What the task asks: Output nothing but the lines from the one with "Write a component" through the one with "Chart.register(...registerables);", including both. Leave the pictures out of the copy.

Input:
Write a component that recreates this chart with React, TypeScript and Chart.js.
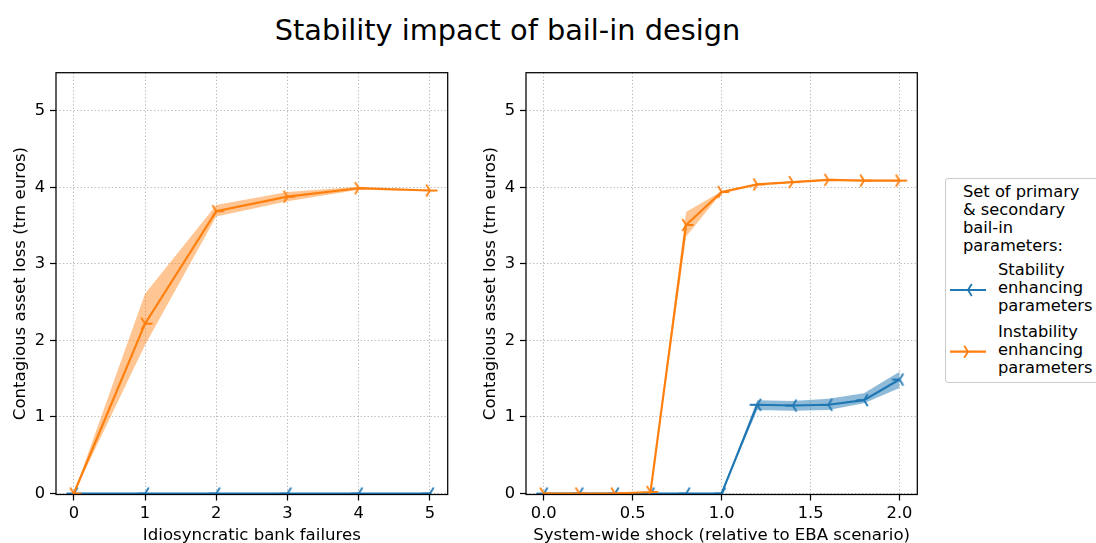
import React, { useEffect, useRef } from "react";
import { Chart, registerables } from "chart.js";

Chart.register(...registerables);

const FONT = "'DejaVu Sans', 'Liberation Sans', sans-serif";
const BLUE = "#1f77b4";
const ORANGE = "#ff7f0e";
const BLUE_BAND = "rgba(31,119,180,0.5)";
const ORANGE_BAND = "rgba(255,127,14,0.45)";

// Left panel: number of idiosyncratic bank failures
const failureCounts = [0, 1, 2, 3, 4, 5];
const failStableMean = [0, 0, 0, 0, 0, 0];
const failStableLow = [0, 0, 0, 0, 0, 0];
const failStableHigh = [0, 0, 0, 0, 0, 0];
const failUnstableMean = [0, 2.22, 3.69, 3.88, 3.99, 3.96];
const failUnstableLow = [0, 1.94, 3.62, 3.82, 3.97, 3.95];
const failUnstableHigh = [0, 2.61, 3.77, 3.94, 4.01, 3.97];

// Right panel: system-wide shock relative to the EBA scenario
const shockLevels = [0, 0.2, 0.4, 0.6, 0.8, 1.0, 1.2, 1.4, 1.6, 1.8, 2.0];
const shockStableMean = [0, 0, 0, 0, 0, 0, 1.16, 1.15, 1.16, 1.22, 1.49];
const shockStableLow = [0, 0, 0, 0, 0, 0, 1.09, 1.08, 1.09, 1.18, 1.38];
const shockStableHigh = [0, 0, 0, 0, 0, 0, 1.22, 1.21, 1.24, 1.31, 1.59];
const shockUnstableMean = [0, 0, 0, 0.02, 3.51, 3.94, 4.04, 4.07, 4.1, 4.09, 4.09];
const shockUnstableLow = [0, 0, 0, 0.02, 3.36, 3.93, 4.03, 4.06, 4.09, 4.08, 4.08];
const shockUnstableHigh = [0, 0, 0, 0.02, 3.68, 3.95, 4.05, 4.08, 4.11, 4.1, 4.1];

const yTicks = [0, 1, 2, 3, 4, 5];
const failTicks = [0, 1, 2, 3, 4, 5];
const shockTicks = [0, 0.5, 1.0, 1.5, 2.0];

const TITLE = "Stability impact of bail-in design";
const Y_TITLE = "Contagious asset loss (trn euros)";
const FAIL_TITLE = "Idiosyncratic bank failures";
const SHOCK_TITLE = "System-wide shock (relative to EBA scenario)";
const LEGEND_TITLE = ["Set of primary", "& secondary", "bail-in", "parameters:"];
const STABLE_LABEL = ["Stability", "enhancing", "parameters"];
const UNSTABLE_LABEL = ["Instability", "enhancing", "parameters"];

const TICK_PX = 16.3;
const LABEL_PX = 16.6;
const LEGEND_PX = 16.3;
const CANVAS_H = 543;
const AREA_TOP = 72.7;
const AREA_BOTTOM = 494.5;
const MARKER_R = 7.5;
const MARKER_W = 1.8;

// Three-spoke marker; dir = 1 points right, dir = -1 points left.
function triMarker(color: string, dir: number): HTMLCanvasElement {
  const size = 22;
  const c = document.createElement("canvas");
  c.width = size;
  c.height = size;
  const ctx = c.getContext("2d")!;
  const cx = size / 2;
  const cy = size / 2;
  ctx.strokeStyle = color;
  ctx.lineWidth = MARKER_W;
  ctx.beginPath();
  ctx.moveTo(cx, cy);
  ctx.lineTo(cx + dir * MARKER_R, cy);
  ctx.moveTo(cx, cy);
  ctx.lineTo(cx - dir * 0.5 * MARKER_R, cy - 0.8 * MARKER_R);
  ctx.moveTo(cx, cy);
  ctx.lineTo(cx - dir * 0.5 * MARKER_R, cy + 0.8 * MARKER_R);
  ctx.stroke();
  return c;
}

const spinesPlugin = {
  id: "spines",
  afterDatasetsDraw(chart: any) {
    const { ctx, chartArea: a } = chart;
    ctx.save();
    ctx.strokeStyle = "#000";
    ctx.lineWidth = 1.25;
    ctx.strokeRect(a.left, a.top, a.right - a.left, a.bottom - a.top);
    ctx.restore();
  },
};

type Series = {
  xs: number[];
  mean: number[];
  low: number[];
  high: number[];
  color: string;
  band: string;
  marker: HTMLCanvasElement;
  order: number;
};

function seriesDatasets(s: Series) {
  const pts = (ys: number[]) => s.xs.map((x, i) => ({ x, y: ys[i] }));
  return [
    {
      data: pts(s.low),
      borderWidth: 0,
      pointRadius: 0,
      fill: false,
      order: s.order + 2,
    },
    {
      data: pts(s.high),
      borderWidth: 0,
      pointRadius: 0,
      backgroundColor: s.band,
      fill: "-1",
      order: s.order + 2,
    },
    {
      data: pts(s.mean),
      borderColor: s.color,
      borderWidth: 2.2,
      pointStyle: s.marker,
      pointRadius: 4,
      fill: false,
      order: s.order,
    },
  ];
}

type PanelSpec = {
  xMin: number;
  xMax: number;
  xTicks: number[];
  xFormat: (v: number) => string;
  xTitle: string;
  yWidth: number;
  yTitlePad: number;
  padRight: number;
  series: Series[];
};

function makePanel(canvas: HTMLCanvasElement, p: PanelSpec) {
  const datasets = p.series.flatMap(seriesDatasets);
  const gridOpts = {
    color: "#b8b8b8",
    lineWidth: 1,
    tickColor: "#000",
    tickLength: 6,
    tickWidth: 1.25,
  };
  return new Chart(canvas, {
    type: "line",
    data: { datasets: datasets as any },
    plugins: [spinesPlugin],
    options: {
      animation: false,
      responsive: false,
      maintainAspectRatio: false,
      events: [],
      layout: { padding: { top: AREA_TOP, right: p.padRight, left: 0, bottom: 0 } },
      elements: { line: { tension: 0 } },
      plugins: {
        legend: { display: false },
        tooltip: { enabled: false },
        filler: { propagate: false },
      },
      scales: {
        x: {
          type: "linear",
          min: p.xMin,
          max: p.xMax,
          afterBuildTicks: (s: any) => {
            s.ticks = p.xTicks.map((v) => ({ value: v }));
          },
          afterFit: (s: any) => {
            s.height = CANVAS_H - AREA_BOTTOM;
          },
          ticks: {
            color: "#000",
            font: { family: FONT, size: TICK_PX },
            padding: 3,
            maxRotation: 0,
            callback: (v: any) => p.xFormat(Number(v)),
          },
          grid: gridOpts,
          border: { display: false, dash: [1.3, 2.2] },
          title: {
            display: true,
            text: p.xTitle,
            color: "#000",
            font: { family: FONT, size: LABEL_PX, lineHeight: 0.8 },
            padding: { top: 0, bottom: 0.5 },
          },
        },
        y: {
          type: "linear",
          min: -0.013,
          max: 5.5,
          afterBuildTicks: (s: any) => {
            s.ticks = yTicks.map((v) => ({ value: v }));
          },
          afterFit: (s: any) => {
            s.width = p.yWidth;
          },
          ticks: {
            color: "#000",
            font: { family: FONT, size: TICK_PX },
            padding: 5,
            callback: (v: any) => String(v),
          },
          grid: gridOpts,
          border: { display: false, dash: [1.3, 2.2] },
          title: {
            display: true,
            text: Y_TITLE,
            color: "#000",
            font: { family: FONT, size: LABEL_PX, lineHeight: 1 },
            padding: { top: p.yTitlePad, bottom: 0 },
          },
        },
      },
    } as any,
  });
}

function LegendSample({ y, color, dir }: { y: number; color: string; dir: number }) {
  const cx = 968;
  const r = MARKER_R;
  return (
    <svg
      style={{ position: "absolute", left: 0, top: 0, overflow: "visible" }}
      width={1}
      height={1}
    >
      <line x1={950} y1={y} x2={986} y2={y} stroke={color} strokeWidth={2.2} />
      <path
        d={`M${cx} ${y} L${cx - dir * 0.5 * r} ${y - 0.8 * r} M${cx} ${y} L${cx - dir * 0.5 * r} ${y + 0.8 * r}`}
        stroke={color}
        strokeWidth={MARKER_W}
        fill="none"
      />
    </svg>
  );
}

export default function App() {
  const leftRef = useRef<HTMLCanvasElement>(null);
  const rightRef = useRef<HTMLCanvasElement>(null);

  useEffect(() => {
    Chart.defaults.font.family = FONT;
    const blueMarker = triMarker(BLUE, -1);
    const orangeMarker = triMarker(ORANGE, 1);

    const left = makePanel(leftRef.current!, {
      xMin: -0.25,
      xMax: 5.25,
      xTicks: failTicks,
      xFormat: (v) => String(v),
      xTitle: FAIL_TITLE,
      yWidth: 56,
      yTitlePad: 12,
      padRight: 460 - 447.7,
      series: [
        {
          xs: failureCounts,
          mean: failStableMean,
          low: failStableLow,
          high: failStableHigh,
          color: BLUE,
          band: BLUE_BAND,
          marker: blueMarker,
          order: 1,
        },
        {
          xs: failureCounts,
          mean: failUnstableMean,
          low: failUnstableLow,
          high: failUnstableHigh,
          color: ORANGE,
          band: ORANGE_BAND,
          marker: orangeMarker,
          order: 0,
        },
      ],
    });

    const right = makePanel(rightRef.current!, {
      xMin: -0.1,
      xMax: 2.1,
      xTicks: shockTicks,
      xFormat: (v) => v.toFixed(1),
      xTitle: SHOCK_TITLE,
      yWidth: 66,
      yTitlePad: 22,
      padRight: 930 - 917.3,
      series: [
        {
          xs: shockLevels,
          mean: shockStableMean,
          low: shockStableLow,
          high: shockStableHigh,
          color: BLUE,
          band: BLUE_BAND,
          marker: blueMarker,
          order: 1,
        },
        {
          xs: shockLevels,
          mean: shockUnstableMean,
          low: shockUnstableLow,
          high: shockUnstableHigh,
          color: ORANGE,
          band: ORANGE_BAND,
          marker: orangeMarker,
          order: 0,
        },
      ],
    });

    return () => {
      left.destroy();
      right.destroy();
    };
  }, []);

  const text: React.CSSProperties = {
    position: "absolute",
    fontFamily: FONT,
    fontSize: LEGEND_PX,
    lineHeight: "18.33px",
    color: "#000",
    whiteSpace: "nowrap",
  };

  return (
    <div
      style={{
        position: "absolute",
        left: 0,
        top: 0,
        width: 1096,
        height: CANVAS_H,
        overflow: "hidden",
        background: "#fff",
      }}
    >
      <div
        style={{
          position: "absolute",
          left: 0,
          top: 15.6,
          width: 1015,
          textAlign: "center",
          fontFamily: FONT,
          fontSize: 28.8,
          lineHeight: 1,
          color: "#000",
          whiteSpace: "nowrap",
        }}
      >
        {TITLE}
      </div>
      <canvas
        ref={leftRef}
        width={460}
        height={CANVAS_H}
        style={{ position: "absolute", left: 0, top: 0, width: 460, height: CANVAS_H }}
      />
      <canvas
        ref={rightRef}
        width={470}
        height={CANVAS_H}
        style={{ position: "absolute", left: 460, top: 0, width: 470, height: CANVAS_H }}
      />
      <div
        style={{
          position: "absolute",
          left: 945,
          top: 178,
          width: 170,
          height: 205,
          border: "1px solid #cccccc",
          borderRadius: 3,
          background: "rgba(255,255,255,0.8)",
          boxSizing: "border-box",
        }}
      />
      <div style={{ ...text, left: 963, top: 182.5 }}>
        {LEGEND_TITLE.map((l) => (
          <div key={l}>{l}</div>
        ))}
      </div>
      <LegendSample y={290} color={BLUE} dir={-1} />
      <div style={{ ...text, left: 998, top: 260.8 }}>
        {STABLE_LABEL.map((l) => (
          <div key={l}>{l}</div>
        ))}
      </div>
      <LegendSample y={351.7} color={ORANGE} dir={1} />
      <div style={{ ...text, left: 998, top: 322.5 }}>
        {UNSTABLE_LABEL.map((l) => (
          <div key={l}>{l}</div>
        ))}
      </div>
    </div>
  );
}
...
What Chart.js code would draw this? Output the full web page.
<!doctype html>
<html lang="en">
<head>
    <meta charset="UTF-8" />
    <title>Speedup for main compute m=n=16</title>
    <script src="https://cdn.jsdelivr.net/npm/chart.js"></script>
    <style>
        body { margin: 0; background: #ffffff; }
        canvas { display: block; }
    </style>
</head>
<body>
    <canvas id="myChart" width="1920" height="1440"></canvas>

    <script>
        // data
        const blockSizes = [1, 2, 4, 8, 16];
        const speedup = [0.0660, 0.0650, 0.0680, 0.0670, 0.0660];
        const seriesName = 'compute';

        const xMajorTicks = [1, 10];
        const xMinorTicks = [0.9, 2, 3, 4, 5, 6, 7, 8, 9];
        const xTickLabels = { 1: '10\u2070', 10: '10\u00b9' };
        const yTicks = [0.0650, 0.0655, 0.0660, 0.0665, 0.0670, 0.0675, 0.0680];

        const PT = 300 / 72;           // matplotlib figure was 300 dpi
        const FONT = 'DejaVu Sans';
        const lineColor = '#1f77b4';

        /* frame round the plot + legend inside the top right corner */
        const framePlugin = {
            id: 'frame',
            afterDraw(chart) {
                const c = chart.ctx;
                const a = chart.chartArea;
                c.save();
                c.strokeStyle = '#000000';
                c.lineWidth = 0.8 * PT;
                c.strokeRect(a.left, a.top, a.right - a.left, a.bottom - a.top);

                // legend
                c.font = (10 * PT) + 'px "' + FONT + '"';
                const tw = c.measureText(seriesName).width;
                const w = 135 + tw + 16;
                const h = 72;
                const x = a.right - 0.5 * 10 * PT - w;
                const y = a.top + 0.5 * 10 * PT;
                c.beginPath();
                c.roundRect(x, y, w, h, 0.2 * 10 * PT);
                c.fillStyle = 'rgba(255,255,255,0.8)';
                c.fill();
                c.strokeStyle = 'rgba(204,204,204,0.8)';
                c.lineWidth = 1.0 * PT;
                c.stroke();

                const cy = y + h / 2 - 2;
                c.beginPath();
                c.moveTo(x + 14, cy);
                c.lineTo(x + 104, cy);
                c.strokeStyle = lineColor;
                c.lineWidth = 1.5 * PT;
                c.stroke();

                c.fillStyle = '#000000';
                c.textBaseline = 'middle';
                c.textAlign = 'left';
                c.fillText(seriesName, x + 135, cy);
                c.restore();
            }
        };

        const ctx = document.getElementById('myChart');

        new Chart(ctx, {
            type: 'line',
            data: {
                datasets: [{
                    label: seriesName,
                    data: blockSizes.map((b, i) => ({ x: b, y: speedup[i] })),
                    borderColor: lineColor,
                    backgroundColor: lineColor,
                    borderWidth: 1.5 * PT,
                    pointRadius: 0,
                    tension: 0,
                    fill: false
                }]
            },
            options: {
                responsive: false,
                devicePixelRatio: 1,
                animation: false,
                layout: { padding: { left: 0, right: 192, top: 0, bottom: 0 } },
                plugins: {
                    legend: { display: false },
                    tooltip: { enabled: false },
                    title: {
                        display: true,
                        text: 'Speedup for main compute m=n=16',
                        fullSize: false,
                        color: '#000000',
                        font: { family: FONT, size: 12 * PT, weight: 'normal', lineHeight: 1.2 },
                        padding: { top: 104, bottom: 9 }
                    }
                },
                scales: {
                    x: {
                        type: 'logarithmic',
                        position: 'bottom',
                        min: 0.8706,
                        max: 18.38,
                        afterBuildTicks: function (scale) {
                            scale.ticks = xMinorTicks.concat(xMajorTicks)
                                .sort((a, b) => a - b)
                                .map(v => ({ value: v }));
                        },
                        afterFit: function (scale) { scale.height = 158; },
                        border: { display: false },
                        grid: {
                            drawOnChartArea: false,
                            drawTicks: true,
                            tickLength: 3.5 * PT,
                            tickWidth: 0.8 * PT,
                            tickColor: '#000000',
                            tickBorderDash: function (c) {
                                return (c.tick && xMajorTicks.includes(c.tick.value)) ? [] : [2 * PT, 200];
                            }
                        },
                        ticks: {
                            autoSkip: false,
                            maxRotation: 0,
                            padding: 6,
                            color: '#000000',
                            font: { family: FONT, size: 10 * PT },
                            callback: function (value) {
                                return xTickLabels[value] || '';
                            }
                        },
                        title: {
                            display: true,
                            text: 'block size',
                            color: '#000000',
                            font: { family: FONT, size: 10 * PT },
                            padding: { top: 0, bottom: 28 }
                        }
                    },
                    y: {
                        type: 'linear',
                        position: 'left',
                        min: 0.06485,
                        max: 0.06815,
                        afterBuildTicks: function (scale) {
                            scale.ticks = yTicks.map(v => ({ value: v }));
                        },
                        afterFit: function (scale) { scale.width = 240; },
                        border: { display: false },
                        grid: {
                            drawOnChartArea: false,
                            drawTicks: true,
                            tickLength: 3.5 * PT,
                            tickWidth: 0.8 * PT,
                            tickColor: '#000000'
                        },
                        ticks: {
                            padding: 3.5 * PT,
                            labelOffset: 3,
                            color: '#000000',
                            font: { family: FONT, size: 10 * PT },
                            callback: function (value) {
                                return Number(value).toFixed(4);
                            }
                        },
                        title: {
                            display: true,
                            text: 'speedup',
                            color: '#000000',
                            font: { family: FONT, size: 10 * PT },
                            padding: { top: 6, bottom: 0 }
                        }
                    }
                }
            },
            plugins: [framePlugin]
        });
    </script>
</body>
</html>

In response:
Write a component that recreates this chart with React, TypeScript and Chart.js.
import React, { useEffect, useRef } from "react";
import { Chart, registerables } from "chart.js";

Chart.register(...registerables);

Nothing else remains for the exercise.